These ants “play dead” to avoid predators
In what Australian researchers believe is a world first, a species of ant on Kangaroo Island in South Australia has been observed exhibiting an unusual behaviour – playing dead.
It was accidentally discovered as UniSA researchers were checking pygmy-possum and bat nest boxes, revealing a colony of Polyrhachis femorata ants that appeared to be dead… until one moved.
Described in a new study in the Australian Journal of Zoology, this is the first time that a whole colony of ants has been recorded feigning death.
“This sort of defensive immobility is known among only a few ant species – in individuals or specific casts – but we don’t know of other instances when it’s been observed for entire colonies,” says Associate Professor S. ‘Topa’ Petit, a wildlife ecologist at UniSA and first author of the paper.
“In some of the boxes containing colonies of Polyrhachis femorata, some individuals took a while to stop moving, and others didn’t stop. The triggers for the behaviour are difficult to understand.”
Illuminating illegal wildlife trade on the dark web
Wildlife is traded on the internet, with people buying and selling live animals, plants, fungi, and their parts and products online. But how much of this is being done on the dark web?
In a new study in the journal People and Nature, University of Adelaide researchers trawled a database of more than 50 dark web marketplaces and identified 153 species being traded.
“While we did find small numbers of animals traded, the vast majority of advertisements were for plants and fungi,” says Dr Phill Cassey, from the Invasion Science and Wildlife Ecology Lab at the University of Adelaide’s Environment Institute, Australia.
“Most plants were advertised for their use as drugs, often as psychedelics, but some for their purported medicinal properties,” says Cassey, who is senior author on the paper.
“Fungi and animals were also traded for use as drugs, including the infamous Colorado River toad, which is known for its ability to exude toxins from glands within its skin that have psychoactive properties.
“While wildlife is being commonly traded on the dark web, it is mostly for use as drugs and medicine, and not for other related trafficking crimes – for example, live exotic pets.
“This is important for understanding threats to biodiversity (unsustainable harvesting of wildlife) and biosecurity (illegal transport of pests, weeds and diseases) across international borders.”
3D-printed wearable sweat sensor called the “sweatainer”
Sweat can hold vital health information and monitoring it can provide insight into dehydration, fatigue, and blood sugar levels. Now, an innovative 3D-printed wearable sweat sensor, called the “sweatainer”, has been developed to expand upon the capabilities of wearable sweat devices.
“Sweat is a really rich biofluid,” says Tyler Ray, assistant professor in the Department of Mechanical Engineering at the University of Hawaii at Manoa. “It allows us to have a non-invasive window into the body to really understand a person’s physiological health state and so if we want to look at disease states like cystic fibrosis or diabetes we have access to the body in a way that would be similar to what we’d get through blood draws.”

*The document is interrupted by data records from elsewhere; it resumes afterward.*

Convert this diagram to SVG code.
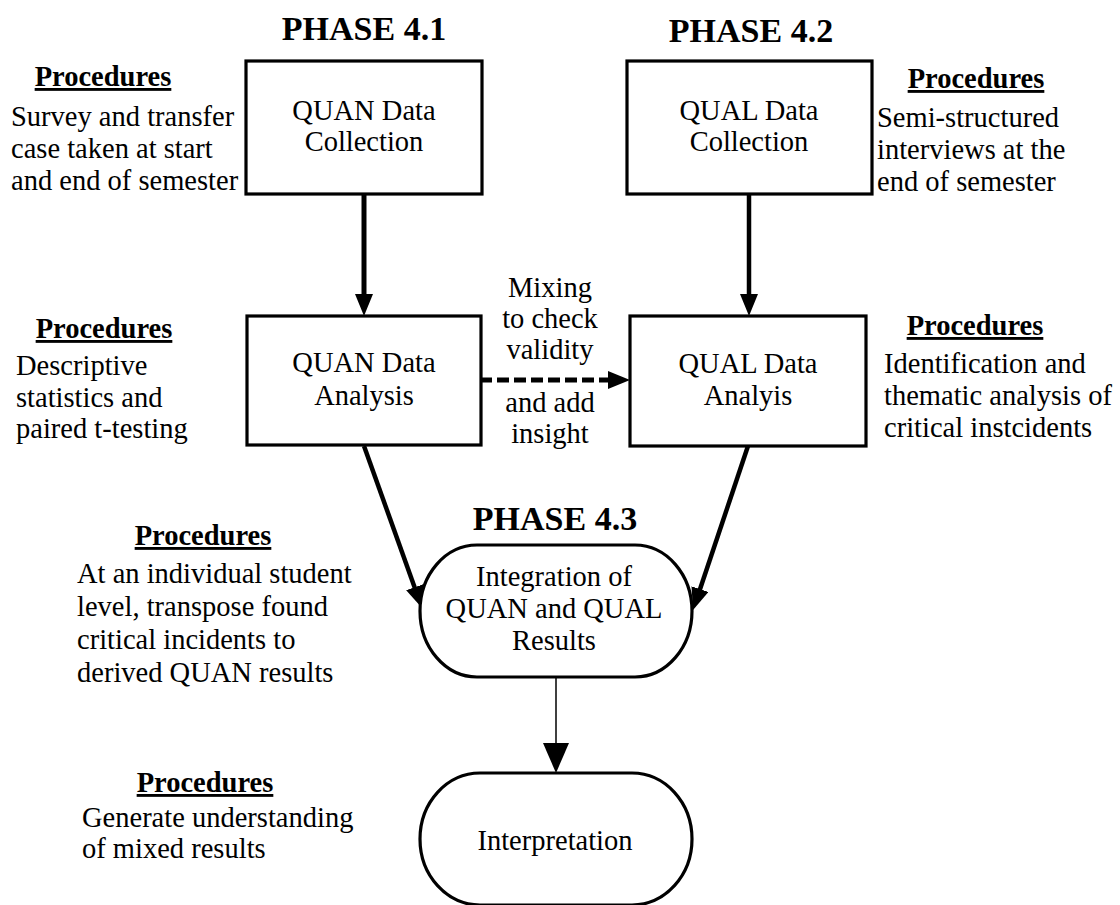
<svg xmlns="http://www.w3.org/2000/svg" width="1120" height="905" viewBox="0 0 1120 905">
<style>
text{font-family:"Liberation Serif","Times New Roman",serif;fill:#000}
.t{font-size:28.5px}
.c{text-anchor:middle}
.ph{font-size:34px;font-weight:bold;text-anchor:middle}
.pr{font-size:28.5px;font-weight:bold;text-decoration:underline;text-anchor:middle}
.box{fill:#fff;stroke:#000;stroke-width:3.2}
.ln{fill:none;stroke:#000}
</style>
<defs>
<marker id="ah" markerUnits="userSpaceOnUse" markerWidth="22" markerHeight="18" refX="2" refY="9" orient="auto" viewBox="0 0 22 18">
<path d="M0,0 L22,9 L0,18 z" fill="#000"/>
</marker>
<marker id="ahs" markerUnits="userSpaceOnUse" markerWidth="30" markerHeight="26" refX="2" refY="13" orient="auto" viewBox="0 0 30 26">
<path d="M0,0 L30,13 L0,26 z" fill="#000"/>
</marker>
</defs>
<rect width="1120" height="905" fill="#fff"/>

<g id="headings">
<text class="ph" x="364" y="40">PHASE 4.1</text>
<text class="ph" x="751" y="42">PHASE 4.2</text>
<text class="ph" x="555" y="530">PHASE 4.3</text>
</g>

<g id="connectors">
<line class="ln" x1="364" y1="195" x2="364" y2="296" stroke-width="5" marker-end="url(#ah)"/>
<line class="ln" x1="749" y1="195" x2="749" y2="296" stroke-width="4.5" marker-end="url(#ah)"/>
<line class="ln" x1="480" y1="380" x2="610" y2="380" stroke-width="5" stroke-dasharray="12 5" marker-end="url(#ah)"/>
<line class="ln" x1="364" y1="446" x2="415.3" y2="589.2" stroke-width="4.5" marker-end="url(#ah)"/>
<line class="ln" x1="748" y1="446" x2="699.4" y2="591" stroke-width="4.5" marker-end="url(#ah)"/>
<line class="ln" x1="556" y1="677" x2="556" y2="745" stroke-width="1.5" marker-end="url(#ahs)"/>
</g>

<g id="quan-collection">
<rect class="box" x="246" y="61" width="236" height="133"/>
<text class="t c" x="364" y="120">QUAN Data</text>
<text class="t c" x="364" y="151">Collection</text>
</g>
<g id="qual-collection">
<rect class="box" x="627" y="61" width="245" height="133"/>
<text class="t c" x="749" y="120">QUAL Data</text>
<text class="t c" x="749" y="151">Collection</text>
</g>
<g id="quan-analysis">
<rect class="box" x="247" y="316" width="234" height="129"/>
<text class="t c" x="364" y="372">QUAN Data</text>
<text class="t c" x="364" y="405">Analysis</text>
</g>
<g id="qual-analysis">
<rect class="box" x="630" y="316" width="236" height="130"/>
<text class="t c" x="748" y="373">QUAL Data</text>
<text class="t c" x="748" y="405">Analyis</text>
</g>
<g id="integration">
<rect class="box" x="420" y="545" width="272" height="132" rx="57" ry="66"/>
<text class="t c" x="554" y="586">Integration of</text>
<text class="t c" x="554" y="618">QUAN and QUAL</text>
<text class="t c" x="554" y="650">Results</text>
</g>
<g id="interpretation">
<rect class="box" x="420" y="773" width="272" height="132" rx="60" ry="66"/>
<text class="t c" x="555" y="850">Interpretation</text>
</g>

<g id="mixing-label">
<text class="t c" x="550" y="297">Mixing</text>
<text class="t c" x="550" y="328">to check</text>
<text class="t c" x="550" y="359">validity</text>
<text class="t c" x="550" y="412">and add</text>
<text class="t c" x="550" y="443">insight</text>
</g>

<g id="proc-1">
<text class="pr" x="103" y="86">Procedures</text>
<text class="t" x="11" y="126">Survey and transfer</text>
<text class="t" x="11" y="158">case taken at start</text>
<text class="t" x="11" y="190">and end of semester</text>
</g>
<g id="proc-2">
<text class="pr" x="976" y="88">Procedures</text>
<text class="t" x="877" y="127">Semi-structured</text>
<text class="t" x="877" y="159">interviews at the</text>
<text class="t" x="877" y="191">end of semester</text>
</g>
<g id="proc-3">
<text class="pr" x="104" y="338">Procedures</text>
<text class="t" x="16" y="375">Descriptive</text>
<text class="t" x="16" y="407">statistics and</text>
<text class="t" x="16" y="438">paired t-testing</text>
</g>
<g id="proc-4">
<text class="pr" x="975" y="335">Procedures</text>
<text class="t" x="884" y="373">Identification and</text>
<text class="t" x="884" y="405">thematic analysis of</text>
<text class="t" x="884" y="437">critical instcidents</text>
</g>
<g id="proc-5">
<text class="pr" x="203" y="545">Procedures</text>
<text class="t" x="77" y="583">At an individual student</text>
<text class="t" x="77" y="616">level, transpose found</text>
<text class="t" x="77" y="649">critical incidents to</text>
<text class="t" x="77" y="682">derived QUAN results</text>
</g>
<g id="proc-6">
<text class="pr" x="205" y="792">Procedures</text>
<text class="t" x="82" y="827">Generate understanding</text>
<text class="t" x="82" y="858">of mixed results</text>
</g>
</svg>
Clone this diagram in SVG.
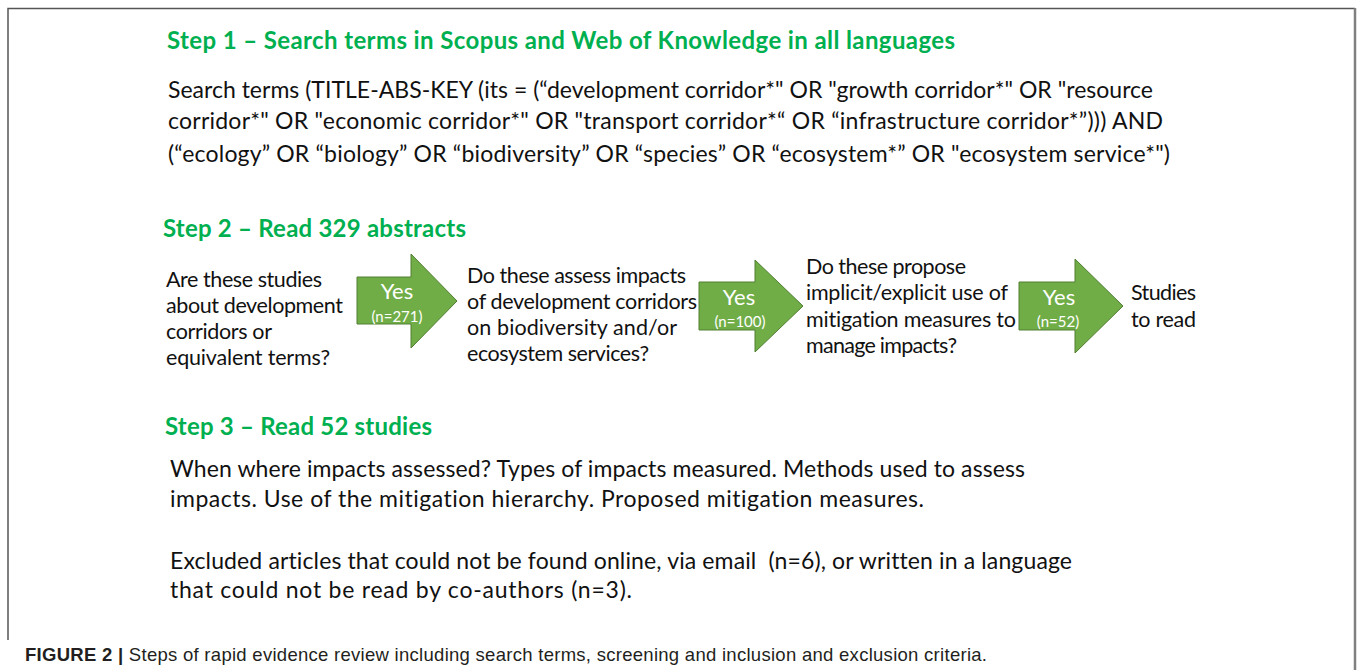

Ray is senior author of a paper describing the technology in Science Advances.
This epifluidic device uses skin-compatible adhesives to collect sweat directly from sweat gland, in a “multi-draw” sweat collection method – this allows for multiple, independent sweat samples for analysis.
“3D-printing enables an entirely new design mode for wearable sweat sensors by allowing us to create fluidic networks and features with unprecedented complexity,” adds Ray.
A genetic link between red and white grapes more than 1100 years ago
A new study analysing DNA from ancient winegrape seeds discovered at archaeological excavations in the Negev Desert in southern Israel, has revealed a genetic link with modern varieties.
According to a new study in PNAS, the relatively well preserved seeds were discovered on the floor of a sealed room, which had provided protection from climatic phenomena such as extreme temperatures, flooding, or dehydration.
Two samples of the highest quality DNA, both from about 900 CE, were identified as belonging to specific local varieties which still exist today.
“One ancient seed was found to belong to the Syriki variety, still used to make high-quality red wine in Greece and Lebanon. Since winegrapes are usually named after their place of origin, it is quite possible that the name Syriki is derived from Nahal Sorek, an important stream in the Judean Hills,” say the researchers.
A second seed was identified as related to the Be’er variety of white winegrapes still growing in the sands of Palmachim on Israel’s seashore.